## WHAT TO WORK ON
Leaving the pictures aside, transcribe every line below exactly.

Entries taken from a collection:
----------------------------------------
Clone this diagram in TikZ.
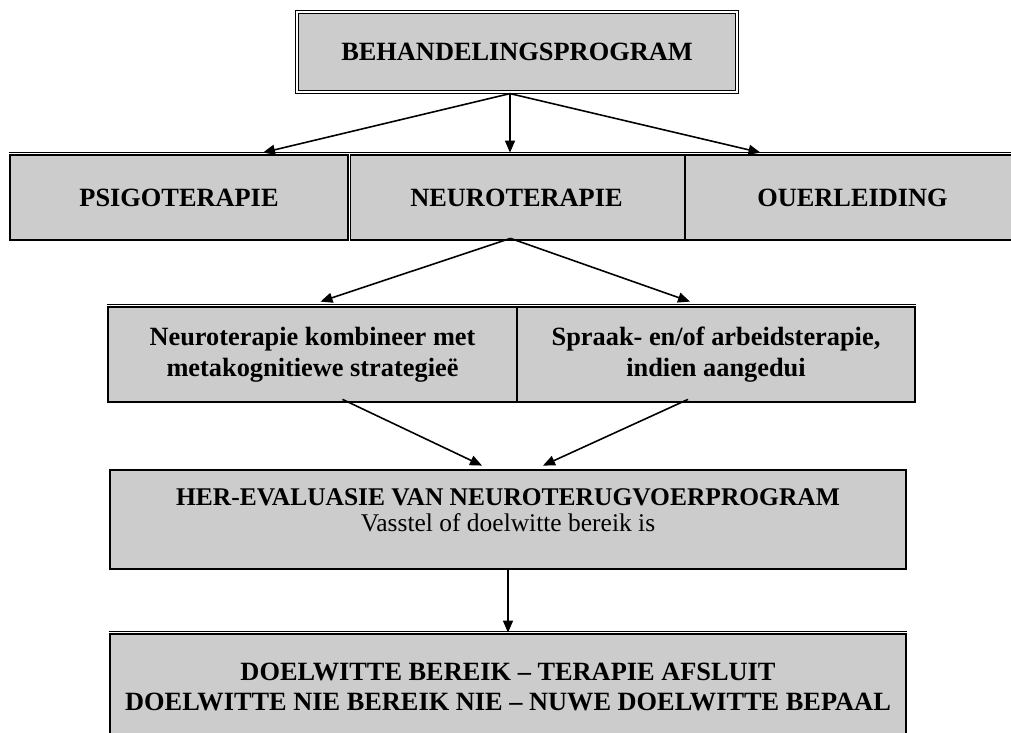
\documentclass[tikz,border=0pt]{standalone}
\usepackage{fontspec}
\setmainfont{Liberation Serif}
\usetikzlibrary{calc,arrows.meta}

\tikzset{
	cell/.style={fill=black!20, draw, line width=1.6pt, inner sep=0pt, align=center, font=\fontsize{15}{17.5}\selectfont\bfseries},
	dblframe/.style={double, line width=0.7pt, double distance=1.2pt},
	thinrule/.style={double, line width=0.4pt, double distance=0.9pt},
	link/.style={line width=0.9pt, -{Triangle[length=2.4mm,width=2mm]}}
}

\begin{document}
\begin{tikzpicture}[x=0.02cm, y=-0.02cm]
			%%%%% START %%%%%
			\useasboundingbox (0, 0) rectangle (1011, 733);
			
			\node[cell, dblframe, minimum width=8.8cm, minimum height=1.6cm] (top) at (517, 52) {BEHANDELINGSPROGRAM};
			
			\node[cell, minimum width=6.76cm, minimum height=1.7cm] (psigo) at (179, 197.5) {PSIGOTERAPIE};
			\node[cell, minimum width=6.74cm, minimum height=1.7cm] (neuro) at (516.5, 197.5) {NEUROTERAPIE};
			\node[cell, minimum width=6.7cm, minimum height=1.7cm] (ouer) at (852.5, 197.5) {OUERLEIDING};
			\draw[thinrule] (psigo.north west) -- (ouer.north east);
			\draw[thinrule] (psigo.north east) -- (psigo.south east);
			
			\node[cell, minimum width=8.18cm, minimum height=1.9cm] (kombi) at (312.5, 354.5) {Neuroterapie kombineer met\\metakognitiewe strategieë};
			\node[cell, minimum width=7.96cm, minimum height=1.9cm] (spraak) at (716, 354.5) {Spraak- en/of arbeidsterapie,\\indien aangedui};
			\draw[thinrule] (kombi.north west) -- (spraak.north east);
			
			\node[cell, font=\fontsize{14.5}{15}\selectfont, minimum width=15.92cm, minimum height=1.98cm] (her) at (508, 519.5) {\textbf{HER-EVALUASIE VAN NEUROTERUGVOERPROGRAM}\\Vasstel of doelwitte bereik is\rule[-11pt]{0pt}{11pt}};
			
			\node[cell, minimum width=15.92cm, minimum height=2.12cm] (slot) at (508, 687) {DOELWITTE BEREIK -- TERAPIE AFSLUIT\\DOELWITTE NIE BEREIK NIE -- NUWE DOELWITTE BEPAAL};
			\draw[thinrule] (slot.north west) -- (slot.north east);
			
			% arrows
			\draw[link] ($(top.south)+(-7, 1)$) -- ($(psigo.north)+(84, -1)$);
			\draw[link] ($(top.south)+(-7, 1)$) -- ($(neuro.north)+(-6.5, -1)$);
			\draw[link] ($(top.south)+(-7, 1)$) -- ($(ouer.north)+(-92, -1)$);
			
			\draw[link] ($(neuro.south)+(-6, -3)$) -- ($(kombi.north)+(8, -4)$);
			\draw[link] ($(neuro.south)+(-6, -3)$) -- ($(spraak.north)+(-26, -4)$);
			
			\draw[link] ($(kombi.south)+(30, -4)$) -- ($(her.north)+(-26, -3)$);
			\draw[link] ($(spraak.south)+(-28, -4)$) -- ($(her.north)+(35, -3)$);
			
			\draw[link] (her.south) -- (slot.north);
			%%%%% END %%%%%
\end{tikzpicture}
\end{document}
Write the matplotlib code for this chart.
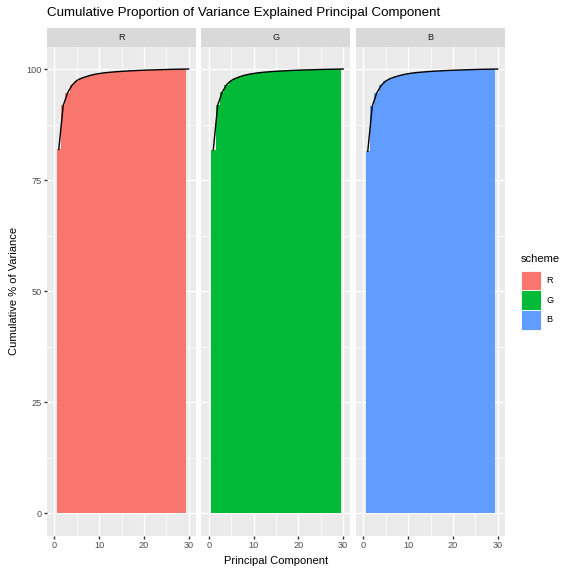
import matplotlib
matplotlib.use("Agg")
import matplotlib.pyplot as plt
from matplotlib.patches import Patch
import numpy as np

plt.rcParams['font.family'] = ['Liberation Sans', 'DejaVu Sans']

schemes = ["R", "G", "B"]
colors = ["#F8766D", "#00BA38", "#619CFF"]
pc = list(range(1, 31))
cum_R = [81.9, 91.8, 94.7, 96.4, 97.4, 97.9, 98.25, 98.55, 98.8, 98.98,
         99.12, 99.23, 99.32, 99.4, 99.47, 99.53, 99.59, 99.64, 99.69, 99.73,
         99.77, 99.8, 99.83, 99.86, 99.89, 99.92, 99.94, 99.96, 99.98, 100.0]
cum_G = [81.8, 91.9, 94.8, 96.5, 97.4, 97.9, 98.3, 98.6, 98.82, 99.0,
         99.14, 99.25, 99.34, 99.42, 99.49, 99.55, 99.6, 99.65, 99.7, 99.74,
         99.78, 99.81, 99.84, 99.87, 99.9, 99.92, 99.94, 99.96, 99.98, 100.0]
cum_B = [81.5, 91.6, 94.6, 96.3, 97.3, 97.85, 98.2, 98.5, 98.75, 98.95,
         99.1, 99.21, 99.3, 99.38, 99.46, 99.52, 99.58, 99.63, 99.68, 99.72,
         99.76, 99.8, 99.83, 99.86, 99.89, 99.92, 99.94, 99.96, 99.98, 100.0]
cums = [cum_R, cum_G, cum_B]
x_ticks = [0, 10, 20, 30]
y_ticks = [0, 25, 50, 75, 100]

W, H = 566, 572
fig = plt.figure(figsize=(W / 100, H / 100), dpi=100)

panel_top, panel_bot = 46.8, 535.5
panel_w = 149.0
lefts = [46.8, 201.3, 355.8]
strip_h = 18.5

for i, (name, col, cum) in enumerate(zip(schemes, colors, cums)):
    left = lefts[i]
    ax = fig.add_axes([left / W, 1 - panel_bot / H, panel_w / W, (panel_bot - panel_top) / H])
    ax.set_facecolor("#EBEBEB")
    ax.set_xlim(-1.67, 31.58)
    ax.set_ylim(-5, 105)
    ax.set_xticks(x_ticks)
    ax.set_xticks([5, 15, 25], minor=True)
    ax.set_yticks(y_ticks)
    ax.set_yticks([12.5, 37.5, 62.5, 87.5], minor=True)
    ax.grid(which="major", color="white", linewidth=1.0)
    ax.grid(which="minor", color="white", linewidth=0.5)
    ax.set_axisbelow(True)
    for s in ax.spines.values():
        s.set_visible(False)
    ax.tick_params(which="major", length=2.0, width=1.0, color="#333333",
                   labelcolor="#4D4D4D", labelsize=6.6, pad=1.6)
    ax.tick_params(which="minor", length=0)
    if i > 0:
        ax.tick_params(axis="y", which="major", length=0, labelleft=False)
    ax.bar(pc[:-1], cum[:-1], width=1.0, color=col, linewidth=0, zorder=2)
    ax.plot(pc, cum, color="black", linewidth=1.0, zorder=3)

    sax = fig.add_axes([left / W, 1 - panel_top / H, panel_w / W, strip_h / H])
    sax.set_facecolor("#D9D9D9")
    sax.set_xticks([])
    sax.set_yticks([])
    for s in sax.spines.values():
        s.set_visible(False)
    sax.text(0.5, 0.5, name, ha="center", va="center", fontsize=6.6,
             color="#1A1A1A", transform=sax.transAxes)

fig.text(47 / W, 1 - 13 / H, "Cumulative Proportion of Variance Explained Principal Component",
         ha="left", va="center", fontsize=9.6, color="black")
fig.text(14 / W, 1 - 291 / H, "Cumulative % of Variance", rotation=90,
         ha="center", va="center", fontsize=8.0, color="black")
fig.text(275.8 / W, 1 - 561 / H, "Principal Component",
         ha="center", va="center", fontsize=8.0, color="black")

handles = [Patch(facecolor=c, edgecolor="white", linewidth=0.6) for c in colors]
leg = fig.legend(handles, schemes, title="scheme", loc="upper left",
                 bbox_to_anchor=(521 / W, 1 - 254 / H), frameon=False,
                 fontsize=6.6, title_fontsize=8.0, handlelength=2.15,
                 handleheight=2.9, labelspacing=0.0, handletextpad=0.65,
                 borderaxespad=0, borderpad=0.0)
leg._legend_box.align = "left"
leg._legend_box.sep = 5

fig.savefig("out.png", dpi=100)
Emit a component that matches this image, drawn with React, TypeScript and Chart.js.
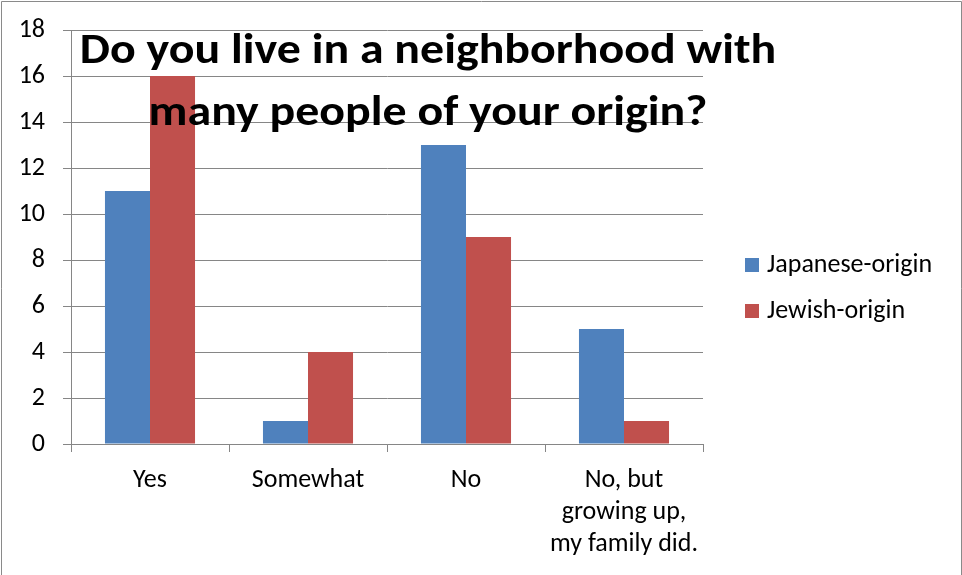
----------------------------------------
## OUTPUT OF THE EXERCISE
Clone this diagram in TikZ.
\documentclass[tikz,border=0pt]{standalone}
\usepackage{fontspec}
\setmainfont{Liberation Serif}
\usetikzlibrary{calc,arrows.meta}

\tikzset{
	cell/.style={fill=black!20, draw, line width=1.6pt, inner sep=0pt, align=center, font=\fontsize{15}{17.5}\selectfont\bfseries},
	dblframe/.style={double, line width=0.7pt, double distance=1.2pt},
	thinrule/.style={double, line width=0.4pt, double distance=0.9pt},
	link/.style={line width=0.9pt, -{Triangle[length=2.4mm,width=2mm]}}
}

\begin{document}
\begin{tikzpicture}[x=0.02cm, y=-0.02cm]
			%%%%% START %%%%%
			\useasboundingbox (0, 0) rectangle (1011, 733);
			
			\node[cell, dblframe, minimum width=8.8cm, minimum height=1.6cm] (top) at (517, 52) {BEHANDELINGSPROGRAM};
			
			\node[cell, minimum width=6.76cm, minimum height=1.7cm] (psigo) at (179, 197.5) {PSIGOTERAPIE};
			\node[cell, minimum width=6.74cm, minimum height=1.7cm] (neuro) at (516.5, 197.5) {NEUROTERAPIE};
			\node[cell, minimum width=6.7cm, minimum height=1.7cm] (ouer) at (852.5, 197.5) {OUERLEIDING};
			\draw[thinrule] (psigo.north west) -- (ouer.north east);
			\draw[thinrule] (psigo.north east) -- (psigo.south east);
			
			\node[cell, minimum width=8.18cm, minimum height=1.9cm] (kombi) at (312.5, 354.5) {Neuroterapie kombineer met\\metakognitiewe strategieë};
			\node[cell, minimum width=7.96cm, minimum height=1.9cm] (spraak) at (716, 354.5) {Spraak- en/of arbeidsterapie,\\indien aangedui};
			\draw[thinrule] (kombi.north west) -- (spraak.north east);
			
			\node[cell, font=\fontsize{14.5}{15}\selectfont, minimum width=15.92cm, minimum height=1.98cm] (her) at (508, 519.5) {\textbf{HER-EVALUASIE VAN NEUROTERUGVOERPROGRAM}\\Vasstel of doelwitte bereik is\rule[-11pt]{0pt}{11pt}};
			
			\node[cell, minimum width=15.92cm, minimum height=2.12cm] (slot) at (508, 687) {DOELWITTE BEREIK -- TERAPIE AFSLUIT\\DOELWITTE NIE BEREIK NIE -- NUWE DOELWITTE BEPAAL};
			\draw[thinrule] (slot.north west) -- (slot.north east);
			
			% arrows
			\draw[link] ($(top.south)+(-7, 1)$) -- ($(psigo.north)+(84, -1)$);
			\draw[link] ($(top.south)+(-7, 1)$) -- ($(neuro.north)+(-6.5, -1)$);
			\draw[link] ($(top.south)+(-7, 1)$) -- ($(ouer.north)+(-92, -1)$);
			
			\draw[link] ($(neuro.south)+(-6, -3)$) -- ($(kombi.north)+(8, -4)$);
			\draw[link] ($(neuro.south)+(-6, -3)$) -- ($(spraak.north)+(-26, -4)$);
			
			\draw[link] ($(kombi.south)+(30, -4)$) -- ($(her.north)+(-26, -3)$);
			\draw[link] ($(spraak.south)+(-28, -4)$) -- ($(her.north)+(35, -3)$);
			
			\draw[link] (her.south) -- (slot.north);
			%%%%% END %%%%%
\end{tikzpicture}
\end{document}
Write the matplotlib code for this chart.
import matplotlib
matplotlib.use("Agg")
import matplotlib.pyplot as plt
from matplotlib.patches import Patch
import numpy as np

plt.rcParams['font.family'] = ['Liberation Sans', 'DejaVu Sans']

schemes = ["R", "G", "B"]
colors = ["#F8766D", "#00BA38", "#619CFF"]
pc = list(range(1, 31))
cum_R = [81.9, 91.8, 94.7, 96.4, 97.4, 97.9, 98.25, 98.55, 98.8, 98.98,
         99.12, 99.23, 99.32, 99.4, 99.47, 99.53, 99.59, 99.64, 99.69, 99.73,
         99.77, 99.8, 99.83, 99.86, 99.89, 99.92, 99.94, 99.96, 99.98, 100.0]
cum_G = [81.8, 91.9, 94.8, 96.5, 97.4, 97.9, 98.3, 98.6, 98.82, 99.0,
         99.14, 99.25, 99.34, 99.42, 99.49, 99.55, 99.6, 99.65, 99.7, 99.74,
         99.78, 99.81, 99.84, 99.87, 99.9, 99.92, 99.94, 99.96, 99.98, 100.0]
cum_B = [81.5, 91.6, 94.6, 96.3, 97.3, 97.85, 98.2, 98.5, 98.75, 98.95,
         99.1, 99.21, 99.3, 99.38, 99.46, 99.52, 99.58, 99.63, 99.68, 99.72,
         99.76, 99.8, 99.83, 99.86, 99.89, 99.92, 99.94, 99.96, 99.98, 100.0]
cums = [cum_R, cum_G, cum_B]
x_ticks = [0, 10, 20, 30]
y_ticks = [0, 25, 50, 75, 100]

W, H = 566, 572
fig = plt.figure(figsize=(W / 100, H / 100), dpi=100)

panel_top, panel_bot = 46.8, 535.5
panel_w = 149.0
lefts = [46.8, 201.3, 355.8]
strip_h = 18.5

for i, (name, col, cum) in enumerate(zip(schemes, colors, cums)):
    left = lefts[i]
    ax = fig.add_axes([left / W, 1 - panel_bot / H, panel_w / W, (panel_bot - panel_top) / H])
    ax.set_facecolor("#EBEBEB")
    ax.set_xlim(-1.67, 31.58)
    ax.set_ylim(-5, 105)
    ax.set_xticks(x_ticks)
    ax.set_xticks([5, 15, 25], minor=True)
    ax.set_yticks(y_ticks)
    ax.set_yticks([12.5, 37.5, 62.5, 87.5], minor=True)
    ax.grid(which="major", color="white", linewidth=1.0)
    ax.grid(which="minor", color="white", linewidth=0.5)
    ax.set_axisbelow(True)
    for s in ax.spines.values():
        s.set_visible(False)
    ax.tick_params(which="major", length=2.0, width=1.0, color="#333333",
                   labelcolor="#4D4D4D", labelsize=6.6, pad=1.6)
    ax.tick_params(which="minor", length=0)
    if i > 0:
        ax.tick_params(axis="y", which="major", length=0, labelleft=False)
    ax.bar(pc[:-1], cum[:-1], width=1.0, color=col, linewidth=0, zorder=2)
    ax.plot(pc, cum, color="black", linewidth=1.0, zorder=3)

    sax = fig.add_axes([left / W, 1 - panel_top / H, panel_w / W, strip_h / H])
    sax.set_facecolor("#D9D9D9")
    sax.set_xticks([])
    sax.set_yticks([])
    for s in sax.spines.values():
        s.set_visible(False)
    sax.text(0.5, 0.5, name, ha="center", va="center", fontsize=6.6,
             color="#1A1A1A", transform=sax.transAxes)

fig.text(47 / W, 1 - 13 / H, "Cumulative Proportion of Variance Explained Principal Component",
         ha="left", va="center", fontsize=9.6, color="black")
fig.text(14 / W, 1 - 291 / H, "Cumulative % of Variance", rotation=90,
         ha="center", va="center", fontsize=8.0, color="black")
fig.text(275.8 / W, 1 - 561 / H, "Principal Component",
         ha="center", va="center", fontsize=8.0, color="black")

handles = [Patch(facecolor=c, edgecolor="white", linewidth=0.6) for c in colors]
leg = fig.legend(handles, schemes, title="scheme", loc="upper left",
                 bbox_to_anchor=(521 / W, 1 - 254 / H), frameon=False,
                 fontsize=6.6, title_fontsize=8.0, handlelength=2.15,
                 handleheight=2.9, labelspacing=0.0, handletextpad=0.65,
                 borderaxespad=0, borderpad=0.0)
leg._legend_box.align = "left"
leg._legend_box.sep = 5

fig.savefig("out.png", dpi=100)
Emit a component that matches this image, drawn with React, TypeScript and Chart.js.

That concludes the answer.